— До свидания. Вы с фабрики прямо домой пойдете?
— Ее уже нет, — оборотясь к Горну, прошептал Адам.
Он был спокоен, только губы дрожали от сдерживаемых рыданий и зеленые глаза потемнели.
— Нет? — машинально переспросил Горн.
— Да. Прихожу в обед, а дворничиха отдает мне ключи и говорит: барышня, что была у вас, велела передать, чтобы ее не искали. Дескать, все равно не найдете… Слышите? Она убежала к Кесслеру, убежала к своему любовнику. Ну и пускай, пускай поступает, как знает… Мне до нее дела нет. Только немного обидно… немного обидно… — И, внезапно замолчав, вышел, так как опять испортилась какая-то машина.
Он поторопился уйти, чтобы скрыть невыразимую боль, которая терзала душу.
Горн последовал за ним, но вынужден был остановиться и прижаться к стене: по проходу катили тачки с тюками хлопка без железных скреп и, как грязный снег, сваливали перед чесальными машинами.
Нестерпимая жара и несшийся отовсюду свист приводных ремней неприятно действовали на нервы, и Горн, не дождавшись Малиновского, ушел.
Тот догнал его у ворот.
— Только никому не говорите об этом, — со слезами в голосе прошептал он и, стиснув горячей ладонью ему руку, скрылся в лабиринте машин и трансмиссий, словно искал там спасения от мучительного стыда и страданий.
Горн не нашелся, что сказать ему в утешение, и понял: такие раны врачует лишь время и молчание; нужно перестрадать боль, избыть ее слезами — только так можно от нее избавиться.
Во дворе Горн встретил Высоцкого, который выходил из фабричной амбулатории.
— Вы будете в воскресенье у Травинских?
— Непременно, — отвечал доктор. — Это единственный дом в Лодзи, где не только злословят.
— И единственная гостиная, где бывают не одни только фабриканты.
Они поспешили расстаться, так как перед конторой уже стояла коляска Шаи.
Сам Шая был еще у себя в кабинете и забавлялся с внучками, дочерьми Станислава. Станислав сосредоточенно писал что-то и лишь время от времени поднимал голову и улыбался девочкам, а они, ласкаясь, прижимали румяные мордашки, обрамленные рыжими волосами, к широкой груди деда.
Шая подбрасывал девочек кверху, целовал и поминутно заливался счастливым смехом. И его красные ястребиные глаза светились нежностью и неподдельным весельем.

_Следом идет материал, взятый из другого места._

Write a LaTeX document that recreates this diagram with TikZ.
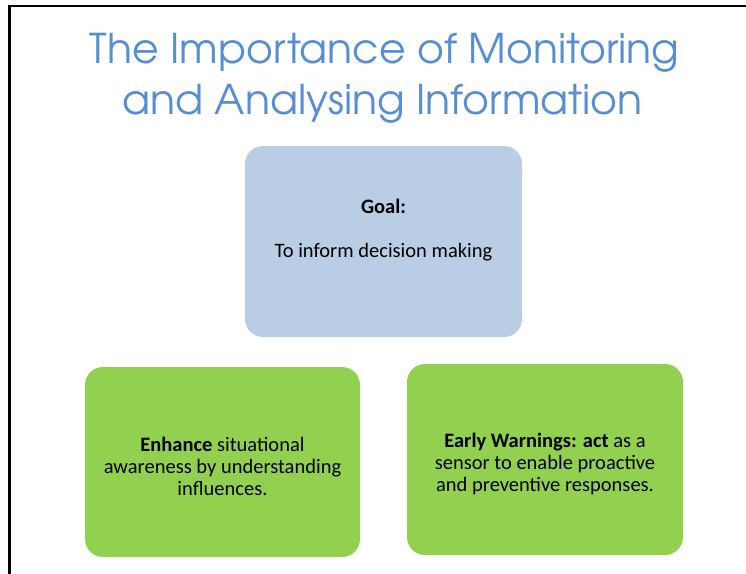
\documentclass[tikz,border=0pt]{standalone}
\usepackage{fontspec}
\setmainfont{Carlito}
\newfontfamily\titlefont{TeX Gyre Adventor}
\definecolor{titleblue}{HTML}{558ED5}
\definecolor{goalblue}{HTML}{B9CDE5}
\definecolor{leafgreen}{HTML}{92D050}
\tikzset{
  panel/.style={rounded corners=18pt, draw=none, inner sep=0pt},
  bodytext/.style={font=\fontsize{20.5}{22}\selectfont, align=center, inner sep=0pt, text=black},
  titletext/.style={font=\titlefont\fontsize{41}{51}\selectfont, text=titleblue, inner sep=0pt}
}
\begin{document}
\begin{tikzpicture}[x=1pt,y=-1pt]
\useasboundingbox (0,0) rectangle (746,573);
\fill[white] (0,0) rectangle (746,573);
% frame
\coordinate (fb) at (9.5,573);
\coordinate (fc) at (9.5,6);
\coordinate (fr) at (746,6);
\draw[line width=2.6pt, line cap=rect] (fb) -- (fc) -- (fr);
% title
\node[titletext, anchor=base] (t1) at (384.5,63) {The Importance of Monitoring};
\node[titletext, anchor=base] (t2) at (382.5,114) {and Analysing Information};
% boxes
\node[panel, fill=goalblue, minimum width=277pt, minimum height=191pt] (goal) at (383.5,241.5) {};
\node[bodytext, anchor=base] (goalh) at (383.5,213) {\textbf{Goal:}};
\node[bodytext, anchor=base] (goalt) at (383.5,257) {To inform decision making};
\node[panel, fill=leafgreen, minimum width=275pt, minimum height=190pt] (enh) at (222.5,462) {};
\node[bodytext] (enht) at (222.5,466) {\textbf{Enhance} situational\\awareness by understanding\\influences.};
\node[panel, fill=leafgreen, minimum width=276pt, minimum height=191pt] (warn) at (545,459.5) {};
\node[bodytext] (warnt) at (545,464) {\textbf{Early Warnings: act} as a\\sensor to enable proactive\\and preventive responses.};
\end{tikzpicture}
\end{document}
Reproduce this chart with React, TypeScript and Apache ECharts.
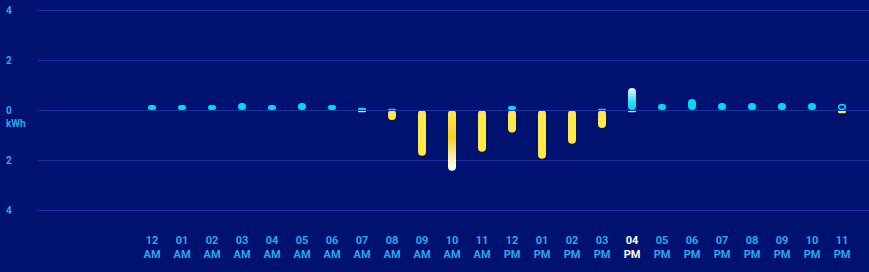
import React, { useEffect, useRef } from "react";
import * as echarts from "echarts";

const hours = ["12", "01", "02", "03", "04", "05", "06", "07", "08", "09", "10", "11", "12", "01", "02", "03", "04", "05", "06", "07", "08", "09", "10", "11"];
const periods = ["AM", "AM", "AM", "AM", "AM", "AM", "AM", "AM", "AM", "AM", "AM", "AM", "PM", "PM", "PM", "PM", "PM", "PM", "PM", "PM", "PM", "PM", "PM", "PM"];
const consumption = [0.2, 0.2, 0.2, 0.28, 0.2, 0.28, 0.2, 0.09, 0.05, 0, 0, 0, 0.16, 0, 0, 0.05, 0.88, 0.24, 0.44, 0.28, 0.28, 0.28, 0.28, 0.24];
const production = [0, 0, 0, 0, 0, 0, 0, 0.09, 0.4, 1.83, 2.43, 1.67, 0.9, 1.95, 1.35, 0.72, 0.09, 0, 0, 0, 0, 0, 0, 0.13];
const yTicks = [-4, -2, 0, 2, 4];
const currentIndex = 16;
const peakProductionIndex = 10;
const hollowIndex = 23;

const BG = "#001270";
const CYAN = "#00d8f0";
const YELLOW = "#ffe84a";
const LABEL = "#2aa6ee";
const GRIDLINE = "#1a30a8";

export default function App() {
  const ref = useRef<HTMLDivElement>(null);
  useEffect(() => {
    if (!ref.current) return;
    const chart = echarts.init(ref.current, null, { renderer: "svg" });
    const categories = hours.map((h, i) => h + "\n" + periods[i]);
    const consData = consumption.map((v, i) => {
      if (i === currentIndex) {
        return {
          value: v,
          itemStyle: {
            color: new echarts.graphic.LinearGradient(0, 0, 0, 1, [
              { offset: 0, color: "#e6fbff" },
              { offset: 0.6, color: "#2fe0f2" },
              { offset: 1, color: CYAN },
            ]),
          },
        };
      }
      if (i === hollowIndex) {
        return { value: v, itemStyle: { color: BG, borderColor: CYAN, borderWidth: 1.5 } };
      }
      return v;
    });
    const prodData = production.map((v, i) => {
      if (i === peakProductionIndex) {
        return {
          value: -v,
          itemStyle: {
            color: new echarts.graphic.LinearGradient(0, 0, 0, 1, [
              { offset: 0, color: YELLOW },
              { offset: 0.45, color: "#f6d21e" },
              { offset: 0.75, color: "#fbeaa0" },
              { offset: 1, color: "#ffffff" },
            ]),
          },
        };
      }
      return -v;
    });
    chart.setOption({
      animation: false,
      backgroundColor: BG,
      grid: [
        { left: 38, right: 0, top: 10, bottom: 62 },
        { left: 137, right: 12, top: 10, bottom: 62 },
      ],
      xAxis: [
        { type: "value", gridIndex: 0, show: false, min: 0, max: 1 },
        {
          type: "category",
          gridIndex: 1,
          data: categories,
          axisLine: { show: false },
          axisTick: { show: false },
          axisLabel: {
            margin: 23,
            fontSize: 11,
            fontWeight: "bold",
            fontFamily: "Roboto, sans-serif",
            lineHeight: 14,
            color: (_v: string, i: number) => (i === currentIndex ? "#ffffff" : LABEL),
          },
        },
      ],
      yAxis: [
        {
          type: "value",
          gridIndex: 0,
          min: yTicks[0],
          max: yTicks[yTicks.length - 1],
          interval: 2,
          axisLine: { show: false },
          axisTick: { show: false },
          splitLine: { lineStyle: { color: GRIDLINE, width: 1 } },
          axisLabel: {
            align: "left",
            margin: 32,
            fontSize: 10,
            fontWeight: "bold",
            fontFamily: "Roboto, sans-serif",
            color: LABEL,
            formatter: (v: number) => String(Math.abs(v)),
          },
        },
        {
          type: "value",
          gridIndex: 1,
          min: yTicks[0],
          max: yTicks[yTicks.length - 1],
          interval: 2,
          show: false,
          splitLine: { show: false },
        },
      ],
      graphic: [
        {
          type: "text",
          left: 6,
          top: 118,
          style: { text: "kWh", fill: LABEL, font: "bold 10px Roboto, sans-serif" },
        },
      ],
      series: [
        {
          type: "bar",
          xAxisIndex: 1,
          yAxisIndex: 1,
          data: consData,
          barWidth: 8,
          barGap: "-100%",
          itemStyle: { color: CYAN, borderRadius: 4 },
        },
        {
          type: "bar",
          xAxisIndex: 1,
          yAxisIndex: 1,
          data: prodData,
          barWidth: 8,
          barGap: "-100%",
          itemStyle: { color: YELLOW, borderRadius: 4 },
          markLine: {
            silent: true,
            symbol: "none",
            label: { show: false },
            lineStyle: { color: GRIDLINE, width: 1, type: "solid" },
            emphasis: { disabled: true },
            data: [{ yAxis: 0 }],
          },
        },
      ],
    });
    return () => chart.dispose();
  }, []);
  return (
    <div
      ref={ref}
      style={{ position: "fixed", left: 0, top: 0, width: 869, height: 272 }}
    />
  );
}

— Вот видите, доктор, как тяжело быть дедушкой, — пошутил он, обращаясь к Высоцкому.
— Прелестные девочки!
— По-моему, тоже.
— И похожи на панну Ружу.
— Только цветом волос, а так они намного красивей. Ну, пора ехать. Поезд прибывает через восемь минут.
Гувернантка, скромно стоявшая у окна, взяла девочек за руки, и они поехали на вокзал.